En tanto objetos son valoradas y consideradas un buen
detalle en la decoración de casas, departamentos, oficinas, consultorios… Existen
grandes colecciones de ellas, hay quienes dedicaron mucho tiempo y recursos
para adquirirlas en lugares remotos. Las máscaras están asociadas a las
artesanías, así como a la historia y tradición de distintos pueblos.
Michel Tournier afirma que una máscara “es un rostro
muerto, fijado en una única expresión”; no deja de ser paradójico que detrás de
ellas haya tanta vida.
Presentes en el ayer, en el hoy y -a darlo por hecho- en el
mañana.
A lo largo de un día cualquiera, innumerables son las que
portamos mientras desempeñamos nuestras actividades cotidianas; Leila Guerriero
se ofrece de ejemplo en un artículo precisamente titulado “Máscaras”.

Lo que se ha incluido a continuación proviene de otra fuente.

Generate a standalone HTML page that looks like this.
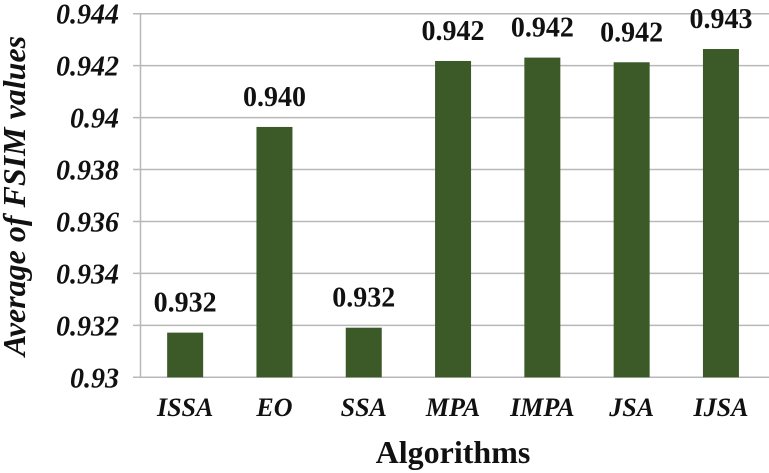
<!DOCTYPE html>
<html><head><meta charset="utf-8"><style>
html,body{margin:0;padding:0;background:#fff;}
svg{display:block;font-family:"Liberation Serif",serif;}
</style></head><body>
<svg id="chart" width="769" height="473">
<g id="grid"></g><g id="bars"></g><g id="labels"></g>
<text x="453" y="463" text-anchor="middle" font-weight="bold" font-size="32" fill="#111">Algorithms</text>
<text transform="translate(25,196) rotate(-90)" text-anchor="middle" font-weight="bold" font-style="italic" font-size="32" fill="#111">Average of FSIM values</text>
</svg>
<script>
const categories=["ISSA","EO","SSA","MPA","IMPA","JSA","IJSA"];
const values=[0.93172,0.93964,0.93191,0.94218,0.94231,0.94213,0.94264];
const valueLabels=["0.932","0.940","0.932","0.942","0.942","0.942","0.943"];
const yTicks=[0.93,0.932,0.934,0.936,0.938,0.94,0.942,0.944];
const yTickLabels=["0.93","0.932","0.934","0.936","0.938","0.94","0.942","0.944"];
const NS="http://www.w3.org/2000/svg";
const L=140.5,R=769,T=13.7,B=377.3,yMin=0.93,yMax=0.944,band=89.3,bw=36;
const y=v=>B-(v-yMin)/(yMax-yMin)*(B-T);
const x=i=>L+band*(i+0.5);
function mk(tag,attrs,parent){const e=document.createElementNS(NS,tag);for(const k in attrs)e.setAttribute(k,attrs[k]);parent.appendChild(e);return e;}
const g=document.getElementById('grid'),gb=document.getElementById('bars'),gl=document.getElementById('labels');
yTicks.forEach((t,i)=>{
 const ln=mk('line',{x1:133,x2:R,y1:y(t),y2:y(t),stroke:'#b8b8b8','stroke-width':1.5},g);
 
 
 const tx=mk('text',{x:119,y:y(t)+10,'text-anchor':'end','font-size':28,'font-weight':'bold','font-style':'italic',fill:'#111'},g);
 tx.textContent=yTickLabels[i];
 
 
});
const ax=mk('line',{x1:L,x2:L,y1:T,y2:B,stroke:'#b8b8b8','stroke-width':1.5},g);


categories.forEach((c,i)=>{
 const r=mk('rect',{x:x(i)-bw/2,y:y(values[i]),width:bw,height:B-y(values[i]),fill:'#3b5a28'},gb);
 
 
 const v=mk('text',{x:x(i),y:y(values[i])-21,'text-anchor':'middle','font-size':28,'font-weight':'bold',fill:'#111'},gl);
 v.textContent=valueLabels[i];
 
 
 const cl=mk('text',{x:x(i),y:416,'text-anchor':'middle','font-size':26,'font-weight':'bold','font-style':'italic',fill:'#111'},gl);
 cl.textContent=c;
 
 
});
</script>
</body></html>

Esa soy yo jugando con dos gatas. Esa
soy yo cenando con tres amigos y riéndome como un lobo. Esa soy yo leyendo el
Tao (“todo ascenso degrada pues nos agita lograrlo y nos agita perderlo”). Esa
soy yo un martes, mirando un partido del Mundial. Esa soy yo bromeando con el
verdulero acerca de la horrible calidad de las papayas que me vende. Esa soy yo
hablando con el carnicero que se recupera de un accidente (se golpeó la cabeza,
la mitad del cuerpo le quedó paralizada, su mujer y su hijo manejan la
carnicería desde enero). Esa soy yo amasando pan, preparando rouille de pimientos rojos, metiendo un
pescado en el horno. Esa soy yo en el barrio chino comprando panko. Esa soy yo llevando en brazos a
la hija recién nacida de unos amigos. Esa soy yo poniendo naftalina y lavanda
en los placares. Esa soy yo dando una clase de tres horas un lunes por la
noche. Esa soy yo respondiendo una entrevista por Skype. Esa soy yo recibiendo
a un plomero y, después, al hombre de DHL. Esa soy yo viajando hacia un penal de
la provincia, y esa soy yo de pie en el patio del penal conversando con dos
presos durante horas. Esa soy yo en una casa enorme y lujosa de un barrio
privado. Esa soy yo haciendo abdominales sobre el piso de granito. Esa soy yo
arrancando tréboles de las macetas del balcón. Esa soy yo cortando la primera
orquídea del año, poniéndola en un florero, olvidándola un segundo después. Esa
soy yo leyendo un libro de poemas de Charles Simic. Esa soy yo respondiendo
correos electrónicos. Esa soy yo escuchando el concierto número 21 de Mozart en
el teatro Colón. Esa soy yo en un bar de moda donde sirven tragos en frascos de
mayonesa. Esa soy yo en un avión, mirando una película. ¿Verdad que no parezco
una mujer que esté preguntándose, a cada paso, todo esto para qué? No deja de
ser asombroso.
Pero cuando la máscara se vuelve imagen o metáfora, la cosa
cambia y suele adquirir un significado cercano al de la impostura, y en ese
sentido para Giovanni Papini: “Todo el talento de
ciertos hombres se reduce al arte de hacer creer que poseen todos aquellos
talentos que no tienen”.
Papini da a entender que no es ajeno a la
cuestión: “Las cáscaras, las
cortezas, las envolturas, las máscaras son -lo sé, lo sé muy bien también yo- nada
más que cáscaras, cortezas, envolturas y máscaras. No soy nada más, nada más
sustancial, más íntimo.” Y ello queda de manifiesto en la propia obra de los
autores.
Las manifestaciones para uso de los demás, los
vehículos de estas embajadas espirituales -las palabras, palabras habladas,
palabras escritas; las hojas con palabras impresas; las hojas con grabados; las
hojas que aparecen de vez en cuando; las hojas que se aprisionan en un volumen
para formar el opúsculo, el libro, la obra-, no son más que tentativas, tanteos,
respiraderos, murmullos: lenguas que se forman, que comienzan, que pocos
entienden, que nadie quiere estudiar.
Concluye Papini que siempre
se descubre lo que está detrás de las máscaras. “Las cáscaras caen, las
envolturas se despojan, las máscaras desaparecen, y lo que queda es el
concepto, el esqueleto interno e indestructible de la verdad. Cuanto lo reviste
es insustancial, variable, transitorio.”